Traynor TCV, Fender Hot Rods, Peavey Classic and Windsor models.....

There are lots of affordable tube combos that are loud enough for your needs. If a 30-40 watt tube amp isnt loud enough for the little places you are playing then you are playing WAY to loud.


----------



## dustyoldamp (Dec 29, 2008)

run away from line 6 amps and grab a new peavey classic 30 instead...

http://guitars.musiciansfriend.com/product/Peavey-Classic-30112-Tube-Amp-Combo-?sku=481014


----------



## Gizmo (Aug 7, 2008)

If you can find a Reverend Hellhound on the used market, run don't walk to buy it. They've stopped making them but they do come up occasionally. 

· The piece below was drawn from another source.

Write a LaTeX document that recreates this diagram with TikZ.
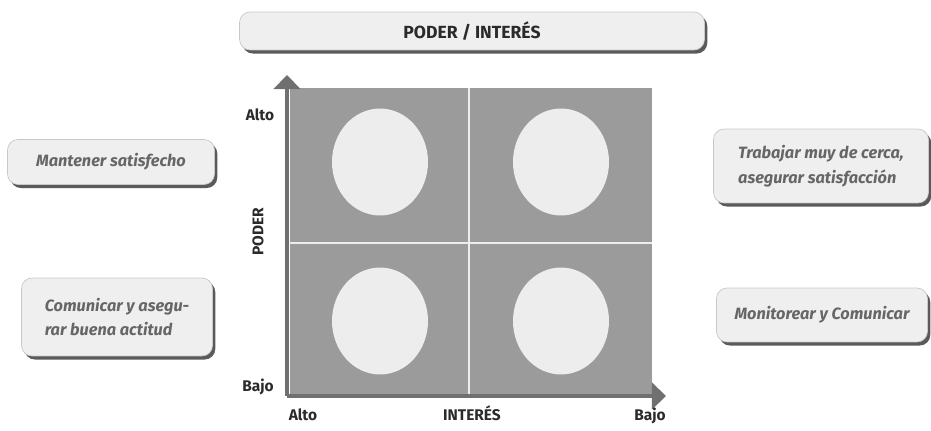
\documentclass[tikz,border=0pt]{standalone}
\usepackage{fontspec}
\setmainfont{Fira Sans}
\usetikzlibrary{arrows.meta,positioning,shapes.geometric,shadows}
\definecolor{boxfill}{HTML}{EFEFEF}
\definecolor{boxline}{HTML}{C8C8C8}
\definecolor{shadowgray}{HTML}{5A5A5A}
\definecolor{matrixgray}{HTML}{9B9B9B}
\definecolor{axisgray}{HTML}{707070}
\definecolor{spotgray}{HTML}{EDEDED}
\definecolor{headtext}{HTML}{2A2A2A}
\definecolor{notetext}{HTML}{666666}

\begin{document}
\begin{tikzpicture}[x = 0.02cm, y = -0.02cm,
  notebox/.style = {draw = boxline, fill = boxfill, rounded corners = 6pt, align = left,
    drop shadow = {shadow xshift = 1.6pt, shadow yshift = -2pt, fill = shadowgray, opacity = 1},
    font = \fontsize{9.3}{14}\selectfont\bfseries\itshape, text = notetext},
  axislabel/.style = {anchor = base, font = \fontsize{8.8}{10}\selectfont\bfseries, text = headtext},
  spot/.style = {ellipse, fill = spotgray, minimum width = 1.92cm, minimum height = 2.14cm, inner sep = 0pt},
  axis/.style = {axisgray, line width = 2.8pt, -{Triangle[width = 15pt, length = 8pt]}}]
\useasboundingbox (0,0) rectangle (931,430);
% cuadro de la matriz
\fill[matrixgray] (290,88) rectangle (652,395);
\draw[spotgray, line width = 0.9pt] (469,88) -- (469,395);
\draw[spotgray, line width = 0.9pt] (290,243) -- (652,243);
\node[spot] (AA) at (380,162) {};
\node[spot] (AB) at (561,162) {};
\node[spot] (BA) at (380,321) {};
\node[spot] (BB) at (561,321) {};
% ejes
\coordinate (O) at (287,396);
\coordinate (Ytip) at (287,75);
\coordinate (Xtip) at (666,396);
\draw[axis] (O) -- (Ytip);
\draw[axis] (O) -- (Xtip);
\node[axislabel] (Yhigh) at (260,120) {Alto};
\node[axislabel] (Ylow) at (258,391) {Bajo};
\node[axislabel, anchor = center, rotate = 90] (Yname) at (258,232) {PODER};
\node[axislabel] (Xhigh) at (303,420) {Alto};
\node[axislabel] (Xname) at (472,420) {INTERÉS};
\node[axislabel] (Xlow) at (650,420) {Bajo};
% cuadros de texto
\node[notebox, minimum width = 9.3cm, minimum height = 0.76cm, align = center,
  font = \fontsize{10}{12}\selectfont\bfseries, text = headtext] (title) at (472,31) {PODER / INTERÉS};
\node[notebox, minimum width = 4.14cm, minimum height = 0.9cm] (keep) at (111,162) {Mantener satisfecho};
\node[notebox, minimum width = 3.82cm, minimum height = 1.56cm] (inform) at (117,317) {Comunicar y asegu-\\rar buena actitud};
\node[notebox, minimum width = 4.3cm, minimum height = 1.48cm] (manage) at (821,166) {Trabajar muy de cerca,\\asegurar satisfacción};
\node[notebox, minimum width = 4.22cm, minimum height = 1.08cm] (monitor) at (822,315) {Monitorear y Comunicar};
\end{tikzpicture}
\end{document}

A nice 60W small combo with a 40/60 switch and a "schizo" switch that changes the tone stack to sound Fender'ish or Vox'ish.

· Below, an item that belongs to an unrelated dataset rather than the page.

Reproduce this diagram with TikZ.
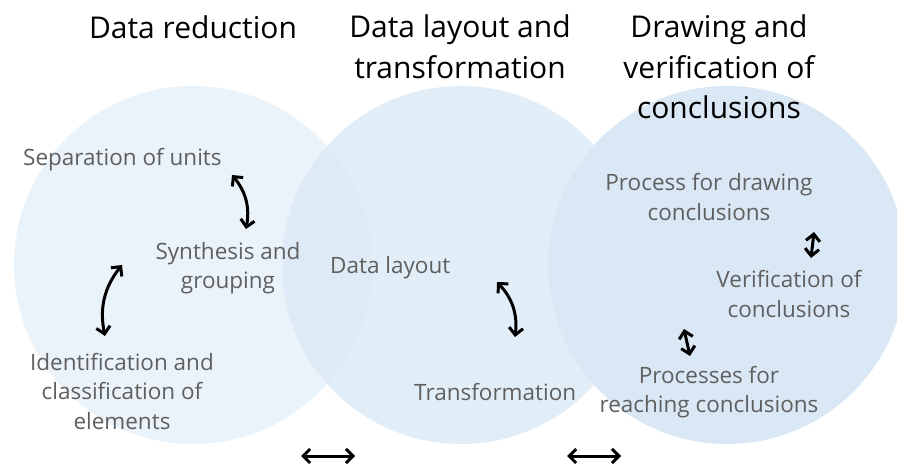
\documentclass[tikz,border=0pt]{standalone}
\usepackage{fontspec}
\setmainfont{Open Sans}
\usetikzlibrary{arrows.meta}
\definecolor{leftfill}{RGB}{235,243,250}
\definecolor{midfill}{RGB}{226,238,247}
\definecolor{overlapfill}{RGB}{222,234,245}
\definecolor{rightfill}{RGB}{218,232,245}
\definecolor{bodygray}{RGB}{95,95,95}
\tikzset{
  title/.style={font=\fontsize{30}{40.5}\selectfont, text=black, align=center, inner sep=0pt},
  body/.style={font=\fontsize{22.5}{29.5}\selectfont, text=bodygray, align=center, inner sep=0pt},
  dbl/.style={{Straight Barb[length=7pt,width=14pt,line width=3pt]}-{Straight Barb[length=7pt,width=14pt,line width=3pt]}, line width=3pt, black},
}
\begin{document}
\begin{tikzpicture}[x=1pt,y=-1pt]
\useasboundingbox (0,0) rectangle (897,468);
\fill[white] (0,0) rectangle (897,468);
% the three overlapping stages
\begin{scope}
\clip (0,0) rectangle (897,468);
\fill[leftfill] (193,265) circle (179);
\fill[midfill] (461,265) circle (179);
\begin{scope}
\clip (193,265) circle (179);
\fill[overlapfill] (461,265) circle (179);
\end{scope}
\fill[rightfill] (727,265) circle (179);
\end{scope}
% headings
\node[title] (t1) at (193,27) {Data reduction};
\node[title] (t2) at (460,47) {Data layout and\\transformation};
\node[title] (t3) at (719,67) {Drawing and\\verification of\\conclusions};
% stage 1
\node[body, anchor=west] (su) at (23,160) {Separation of units};
\node[body] (sg) at (228,268) {Synthesis and\\grouping};
\node[body] (ic) at (122,391) {Identification and\\classification of\\elements};
% stage 2
\node[body, anchor=west] (dl) at (330,268) {Data layout};
\node[body, anchor=west] (tr) at (414,392) {Transformation};
% stage 3
\node[body] (pd) at (709,197) {Process for drawing\\conclusions};
\node[body] (vc) at (789,294) {Verification of\\conclusions};
\node[body] (pr) at (709,392) {Processes for\\reaching conclusions};
% links within stages
\coordinate (a1s) at (232,175);
\coordinate (a1e) at (246,229);
\draw[dbl] (a1s) to[bend left=25] (a1e);
\coordinate (a2s) at (122,265);
\coordinate (a2e) at (105,336);
\draw[dbl] (a2s) to[bend right=25] (a2e);
\coordinate (a3s) at (497,282);
\coordinate (a3e) at (515,337);
\draw[dbl] (a3s) to[bend left=25] (a3e);
\coordinate (a4s) at (814,232);
\coordinate (a4e) at (811,258);
\draw[dbl] (a4s) -- (a4e);
\coordinate (a5s) at (684,329);
\coordinate (a5e) at (690,356);
\draw[dbl] (a5s) -- (a5e);
% links between stages
\coordinate (b1s) at (301,456);
\coordinate (b1e) at (355,456);
\draw[dbl] (b1s) -- (b1e);
\coordinate (b2s) at (567,456);
\coordinate (b2e) at (621,456);
\draw[dbl] (b2s) -- (b2e);
\end{tikzpicture}
\end{document}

I've been gigging with mine for 3 years and love it.


----------



## salv (Sep 24, 2008)

I completely agree on the Traynors. YCV40WR, YCV50Blue, YCS50 or YCV15Blue


----------



## Trev Flint (May 30, 2008)

Try looking into the Orange Tiny Terror. Nice amp with great natural overdrive. Can switch between 7/15 watts.


----------



## StevieMac (Mar 4, 2006)

FWIW, the seller (no connection to me) lowered the price on the YCV-50 to *$400 OBO *yesterday (Feb 24th)...http://www.theottawamusician.com/equip.htm


----------



## hollowbody (Jan 15, 2008)

StevieMac said:


> FWIW, the seller (no connection to me) lowered the price on the YCV-50 to *$400 OBO *yesterday (Feb 24th)...http://www.theottawamusician.com/equip.htm


Wow, that's a heck of a good deal!


----------



## Evilmusician (Apr 13, 2007)

Those Delta Blues are great amps for cash too ! and that line 6 modeling crap IMO,I'm not interested in sounding like anyone else ,hey I sound like me!


----------